Review of A Calculus Of Angels
In Book II of the Age of Unreason series, author Gregory Keyes takes the reader back to a fictional world from our past in which the distinction between science and magic has been blurred. Young Benjamin Franklin has brought together a Junto consisting of various factions from the American colonies and beyond in an effort to defeat the forces of evil preparing its way for the destruction of the human race. Unknown, however, is the fate of London, no word having been heard from that part of the world in many years. Blackbeard the erstwhile Pirate known as Edward Teach leads an armada to England to make a determination of London's status. What they find there horrifies them...
I found A Calculus of Angels to be a rather long, drawn-out novel with characters that didn't hold my attention as well as those in the first novel of this series, Newton's Cannon. Matters became confusing to this reader as more and more characters with various foreign and unpronounceable names are drawn into various plot-lines.

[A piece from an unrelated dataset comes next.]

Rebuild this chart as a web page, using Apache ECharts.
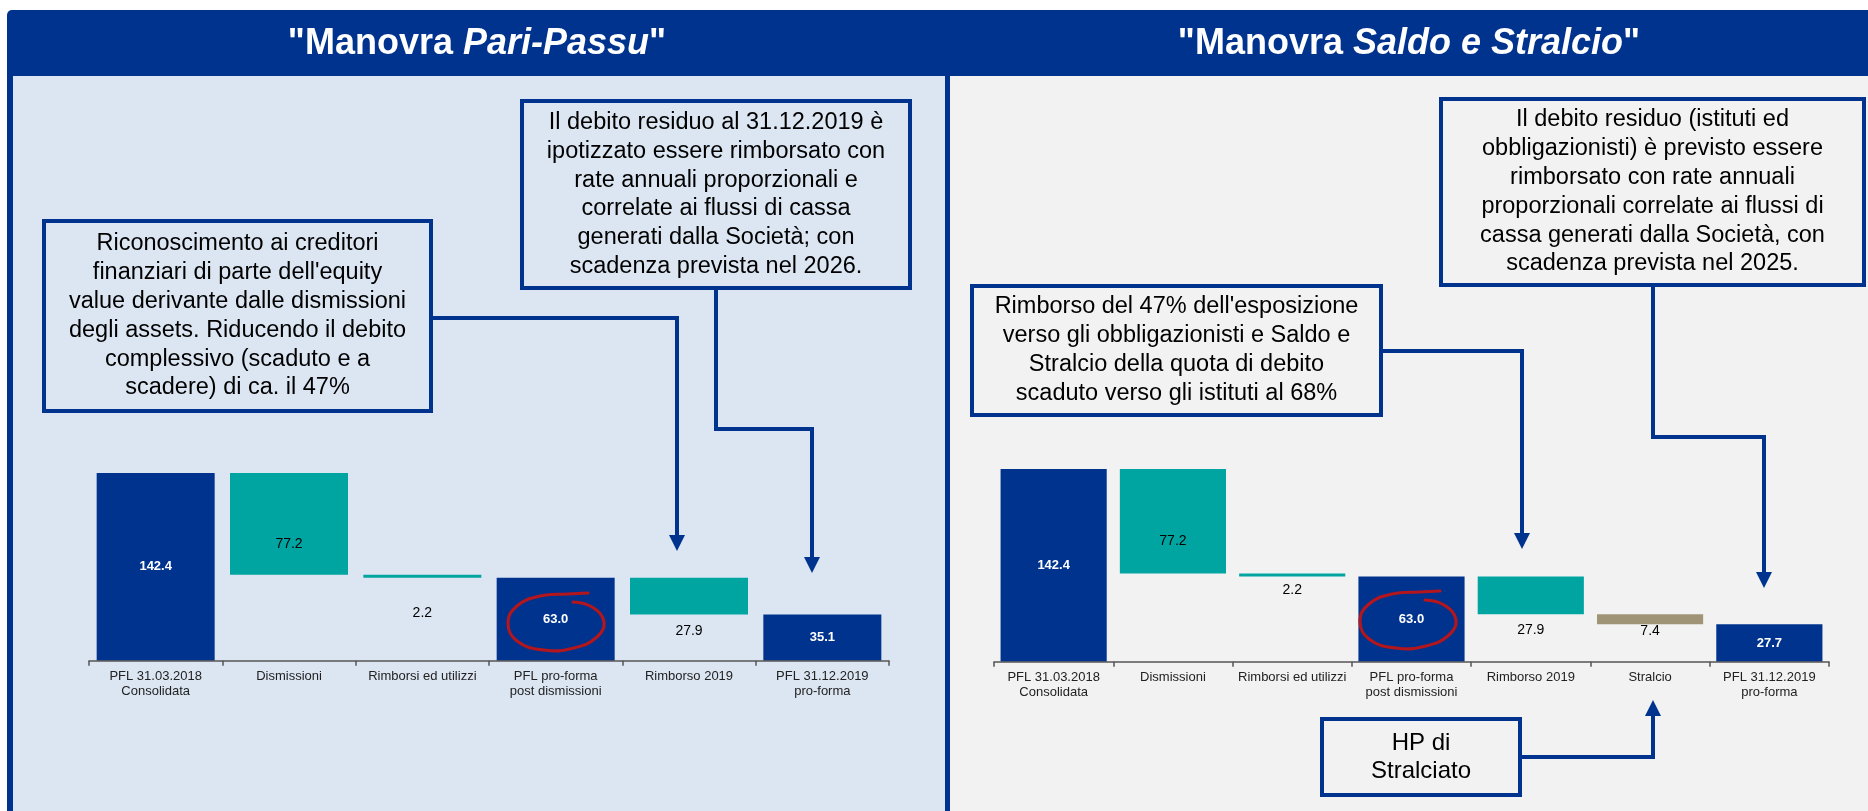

There are a few moments in the novel which draw the reader's attention. And Keyes has a way of ending each chapter with a cliff-hanger which takes back up two or three chapters later. But by the time I have finished reading the intervening chapter(s), I have to try and remember what passed before, who these people are, why they are doing these things, etc.
All in all, the thesis of this sci-fi series has raised some interesting questions and created novel relationships between people from history who never met in our reality. It's rather fun to see Benjamin Franklin interacting with Sir Isaac Newton, and to watch their character arcs advance. But it creates an environment in the novel in which I'm wishing to get through the plot-line at present in order to get back to the more interesting one.